— BEGIN Supplied material —

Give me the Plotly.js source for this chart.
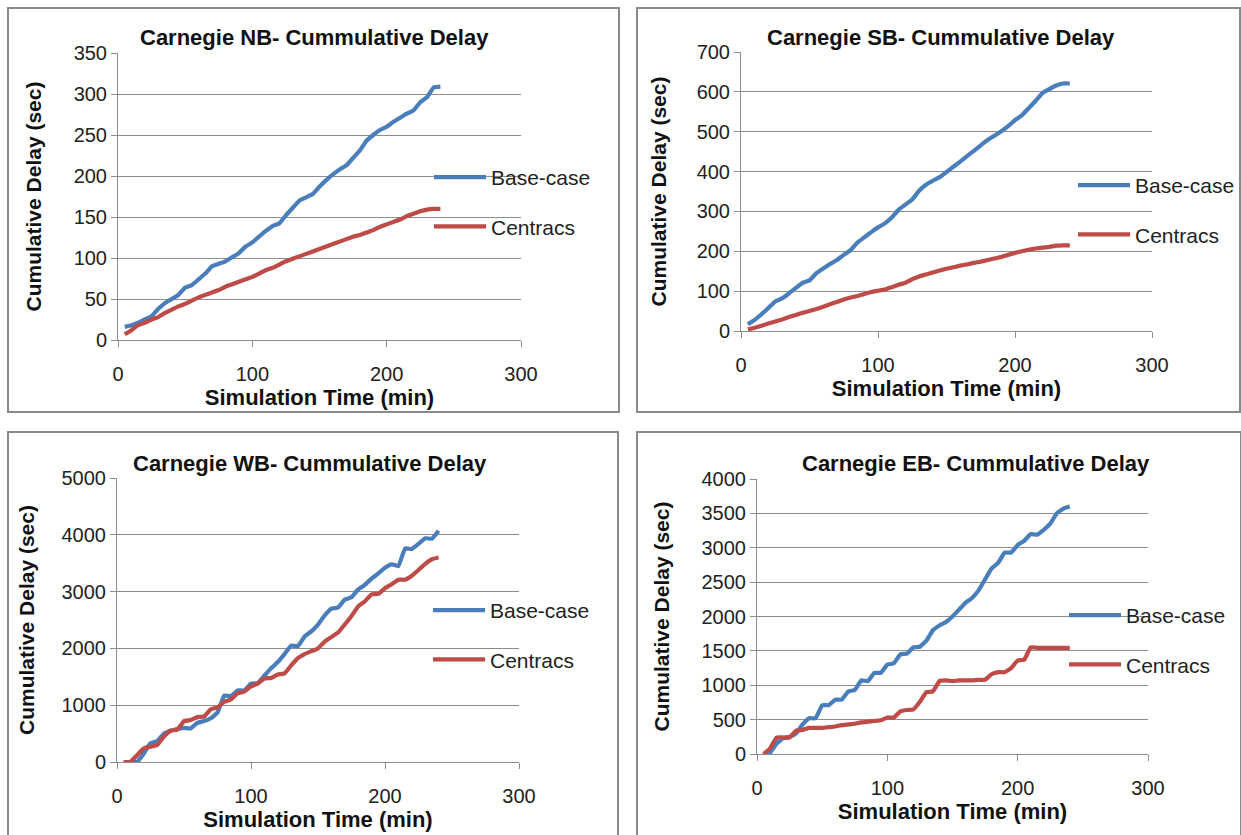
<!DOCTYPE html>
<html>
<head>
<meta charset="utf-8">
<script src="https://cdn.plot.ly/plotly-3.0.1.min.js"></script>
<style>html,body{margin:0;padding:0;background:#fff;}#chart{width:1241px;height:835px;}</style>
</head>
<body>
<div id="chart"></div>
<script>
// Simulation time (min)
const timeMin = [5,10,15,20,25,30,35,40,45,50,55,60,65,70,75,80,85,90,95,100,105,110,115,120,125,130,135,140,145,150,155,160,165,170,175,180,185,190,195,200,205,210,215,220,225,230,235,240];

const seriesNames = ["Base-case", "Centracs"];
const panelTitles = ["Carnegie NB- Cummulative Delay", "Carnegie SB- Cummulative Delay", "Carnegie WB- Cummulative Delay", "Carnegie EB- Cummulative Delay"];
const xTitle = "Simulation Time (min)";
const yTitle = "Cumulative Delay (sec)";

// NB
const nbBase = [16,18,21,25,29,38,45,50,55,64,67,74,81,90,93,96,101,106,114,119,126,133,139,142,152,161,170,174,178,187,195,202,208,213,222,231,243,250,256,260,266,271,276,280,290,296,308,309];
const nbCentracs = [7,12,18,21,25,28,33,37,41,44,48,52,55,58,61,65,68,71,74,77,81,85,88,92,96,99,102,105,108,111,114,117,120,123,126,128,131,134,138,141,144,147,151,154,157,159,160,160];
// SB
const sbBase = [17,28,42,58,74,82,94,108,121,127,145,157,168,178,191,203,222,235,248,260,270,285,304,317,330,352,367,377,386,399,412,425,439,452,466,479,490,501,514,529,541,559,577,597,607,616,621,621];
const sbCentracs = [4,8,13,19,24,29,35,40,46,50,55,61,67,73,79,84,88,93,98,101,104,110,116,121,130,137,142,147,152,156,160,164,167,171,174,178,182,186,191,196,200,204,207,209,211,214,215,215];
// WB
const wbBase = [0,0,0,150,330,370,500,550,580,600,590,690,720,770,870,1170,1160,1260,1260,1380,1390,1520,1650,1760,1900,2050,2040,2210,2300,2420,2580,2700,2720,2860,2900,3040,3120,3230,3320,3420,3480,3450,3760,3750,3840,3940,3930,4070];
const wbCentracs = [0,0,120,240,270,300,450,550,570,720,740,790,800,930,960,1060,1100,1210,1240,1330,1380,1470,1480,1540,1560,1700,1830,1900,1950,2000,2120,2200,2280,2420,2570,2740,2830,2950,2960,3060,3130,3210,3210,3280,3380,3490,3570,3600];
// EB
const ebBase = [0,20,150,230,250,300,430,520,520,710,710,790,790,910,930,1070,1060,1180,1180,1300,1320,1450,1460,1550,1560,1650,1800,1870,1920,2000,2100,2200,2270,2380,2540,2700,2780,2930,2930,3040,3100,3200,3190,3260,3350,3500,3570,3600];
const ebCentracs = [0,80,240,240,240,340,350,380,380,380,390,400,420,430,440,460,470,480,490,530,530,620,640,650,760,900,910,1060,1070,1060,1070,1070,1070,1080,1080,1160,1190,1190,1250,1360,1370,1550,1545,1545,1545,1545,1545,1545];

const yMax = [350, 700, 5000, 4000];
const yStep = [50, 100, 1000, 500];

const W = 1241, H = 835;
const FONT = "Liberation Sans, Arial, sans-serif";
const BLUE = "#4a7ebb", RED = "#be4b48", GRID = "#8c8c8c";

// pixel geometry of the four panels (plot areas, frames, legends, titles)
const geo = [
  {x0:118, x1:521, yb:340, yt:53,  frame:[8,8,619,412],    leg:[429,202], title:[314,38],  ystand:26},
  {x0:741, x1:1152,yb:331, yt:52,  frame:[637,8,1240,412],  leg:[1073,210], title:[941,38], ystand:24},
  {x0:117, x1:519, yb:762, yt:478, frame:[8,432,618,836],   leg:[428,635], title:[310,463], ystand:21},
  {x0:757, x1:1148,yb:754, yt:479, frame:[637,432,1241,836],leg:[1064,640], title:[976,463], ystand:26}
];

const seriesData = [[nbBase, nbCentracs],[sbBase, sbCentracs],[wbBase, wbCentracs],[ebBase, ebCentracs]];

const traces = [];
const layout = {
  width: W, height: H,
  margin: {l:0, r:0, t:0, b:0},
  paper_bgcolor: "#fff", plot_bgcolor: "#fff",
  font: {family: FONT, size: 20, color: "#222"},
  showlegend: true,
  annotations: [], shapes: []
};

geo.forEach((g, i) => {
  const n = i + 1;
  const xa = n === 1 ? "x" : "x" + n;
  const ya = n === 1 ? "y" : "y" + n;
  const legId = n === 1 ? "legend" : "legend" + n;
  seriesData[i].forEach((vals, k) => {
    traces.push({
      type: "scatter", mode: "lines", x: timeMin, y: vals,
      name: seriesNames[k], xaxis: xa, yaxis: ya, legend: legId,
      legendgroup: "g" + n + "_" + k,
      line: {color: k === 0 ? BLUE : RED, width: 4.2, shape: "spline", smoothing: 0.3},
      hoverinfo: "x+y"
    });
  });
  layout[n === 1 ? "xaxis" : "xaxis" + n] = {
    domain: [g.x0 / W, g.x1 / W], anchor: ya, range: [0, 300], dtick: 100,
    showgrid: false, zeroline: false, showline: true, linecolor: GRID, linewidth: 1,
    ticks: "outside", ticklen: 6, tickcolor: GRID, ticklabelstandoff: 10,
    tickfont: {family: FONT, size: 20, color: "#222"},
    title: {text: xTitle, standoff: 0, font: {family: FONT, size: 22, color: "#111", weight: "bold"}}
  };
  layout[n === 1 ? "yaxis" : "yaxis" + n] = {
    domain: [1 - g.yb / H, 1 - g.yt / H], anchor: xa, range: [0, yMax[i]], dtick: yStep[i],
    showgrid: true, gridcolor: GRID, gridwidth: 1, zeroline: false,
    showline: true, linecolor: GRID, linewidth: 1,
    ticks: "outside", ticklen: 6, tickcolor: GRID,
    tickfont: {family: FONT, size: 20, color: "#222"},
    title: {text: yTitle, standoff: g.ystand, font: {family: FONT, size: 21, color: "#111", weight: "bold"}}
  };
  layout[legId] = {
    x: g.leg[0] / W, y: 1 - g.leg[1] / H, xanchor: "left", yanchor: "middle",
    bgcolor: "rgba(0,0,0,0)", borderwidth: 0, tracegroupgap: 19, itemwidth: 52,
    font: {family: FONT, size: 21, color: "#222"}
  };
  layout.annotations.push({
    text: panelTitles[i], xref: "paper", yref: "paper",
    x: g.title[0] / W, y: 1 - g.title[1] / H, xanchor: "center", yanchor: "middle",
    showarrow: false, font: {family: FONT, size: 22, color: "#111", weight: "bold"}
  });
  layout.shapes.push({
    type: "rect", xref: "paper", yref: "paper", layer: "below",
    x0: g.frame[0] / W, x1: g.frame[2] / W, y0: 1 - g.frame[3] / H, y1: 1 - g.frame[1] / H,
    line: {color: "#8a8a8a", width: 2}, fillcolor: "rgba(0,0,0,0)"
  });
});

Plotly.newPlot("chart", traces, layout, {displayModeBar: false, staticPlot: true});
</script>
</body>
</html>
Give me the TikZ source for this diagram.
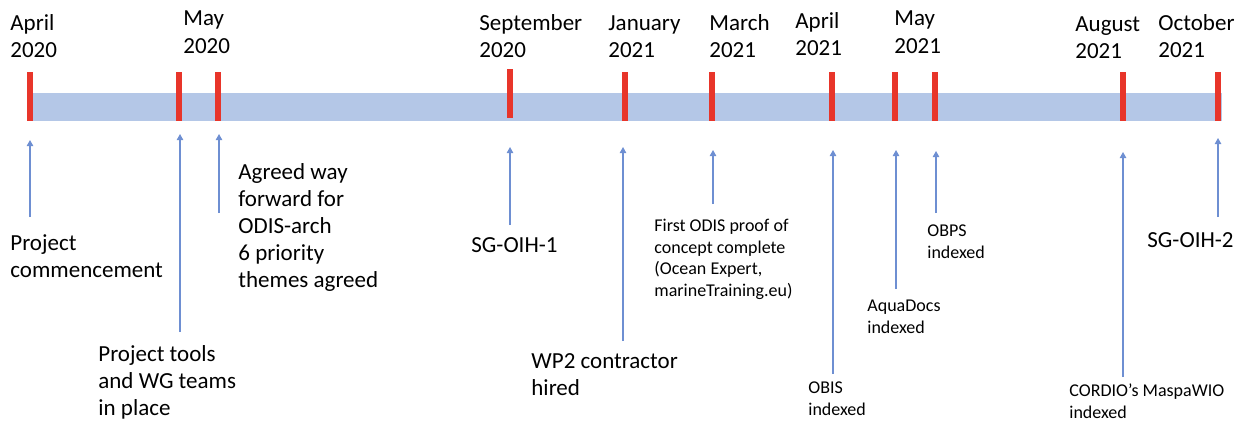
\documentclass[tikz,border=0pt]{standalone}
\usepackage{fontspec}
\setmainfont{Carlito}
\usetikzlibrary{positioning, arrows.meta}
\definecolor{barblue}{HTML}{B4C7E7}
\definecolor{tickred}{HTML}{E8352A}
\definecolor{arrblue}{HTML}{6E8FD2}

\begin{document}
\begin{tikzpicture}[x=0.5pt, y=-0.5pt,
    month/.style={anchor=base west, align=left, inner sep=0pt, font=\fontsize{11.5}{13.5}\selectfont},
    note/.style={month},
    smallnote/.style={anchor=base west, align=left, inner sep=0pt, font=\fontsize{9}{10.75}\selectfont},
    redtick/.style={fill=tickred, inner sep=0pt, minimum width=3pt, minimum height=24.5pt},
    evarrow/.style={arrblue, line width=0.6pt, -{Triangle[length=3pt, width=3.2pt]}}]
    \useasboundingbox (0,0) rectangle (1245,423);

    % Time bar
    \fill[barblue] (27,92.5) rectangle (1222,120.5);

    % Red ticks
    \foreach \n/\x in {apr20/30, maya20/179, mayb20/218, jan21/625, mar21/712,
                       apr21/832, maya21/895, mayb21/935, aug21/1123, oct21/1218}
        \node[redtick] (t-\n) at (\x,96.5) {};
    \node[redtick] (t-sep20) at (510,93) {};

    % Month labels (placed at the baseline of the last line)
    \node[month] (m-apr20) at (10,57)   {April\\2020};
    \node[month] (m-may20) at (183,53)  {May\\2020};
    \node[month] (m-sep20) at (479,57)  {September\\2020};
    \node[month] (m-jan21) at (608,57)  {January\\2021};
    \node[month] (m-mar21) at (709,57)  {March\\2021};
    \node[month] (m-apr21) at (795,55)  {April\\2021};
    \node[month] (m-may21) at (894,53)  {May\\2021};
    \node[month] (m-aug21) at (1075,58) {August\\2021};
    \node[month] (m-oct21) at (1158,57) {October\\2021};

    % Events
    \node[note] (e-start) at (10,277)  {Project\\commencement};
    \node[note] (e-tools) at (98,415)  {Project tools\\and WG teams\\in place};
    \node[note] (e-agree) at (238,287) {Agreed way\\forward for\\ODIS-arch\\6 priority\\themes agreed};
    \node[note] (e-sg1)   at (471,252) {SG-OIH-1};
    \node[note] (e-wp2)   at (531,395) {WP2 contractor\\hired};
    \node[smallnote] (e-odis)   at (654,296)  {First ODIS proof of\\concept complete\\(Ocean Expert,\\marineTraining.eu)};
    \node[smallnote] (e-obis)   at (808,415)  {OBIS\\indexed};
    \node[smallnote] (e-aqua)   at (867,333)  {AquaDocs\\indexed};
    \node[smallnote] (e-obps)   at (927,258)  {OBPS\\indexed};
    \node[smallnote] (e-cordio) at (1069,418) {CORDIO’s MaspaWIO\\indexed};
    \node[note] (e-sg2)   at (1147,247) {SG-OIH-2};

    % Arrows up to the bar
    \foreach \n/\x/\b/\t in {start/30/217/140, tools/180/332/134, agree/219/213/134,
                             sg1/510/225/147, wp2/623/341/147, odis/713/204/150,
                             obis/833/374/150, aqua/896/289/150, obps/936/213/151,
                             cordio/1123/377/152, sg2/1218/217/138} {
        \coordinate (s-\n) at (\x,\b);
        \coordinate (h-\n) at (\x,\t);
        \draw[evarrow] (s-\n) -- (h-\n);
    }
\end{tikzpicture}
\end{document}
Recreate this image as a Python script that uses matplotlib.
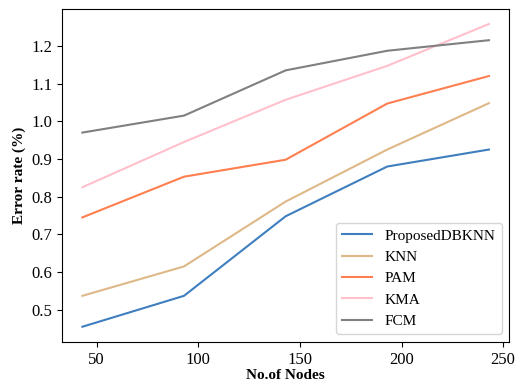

— END Supplied material —

Exercise goal
Identify each line of the material where the word "source" shows up, and copy it.

Exercise response
Give me the Plotly.js source for this chart.
Give me the TikZ source for this diagram.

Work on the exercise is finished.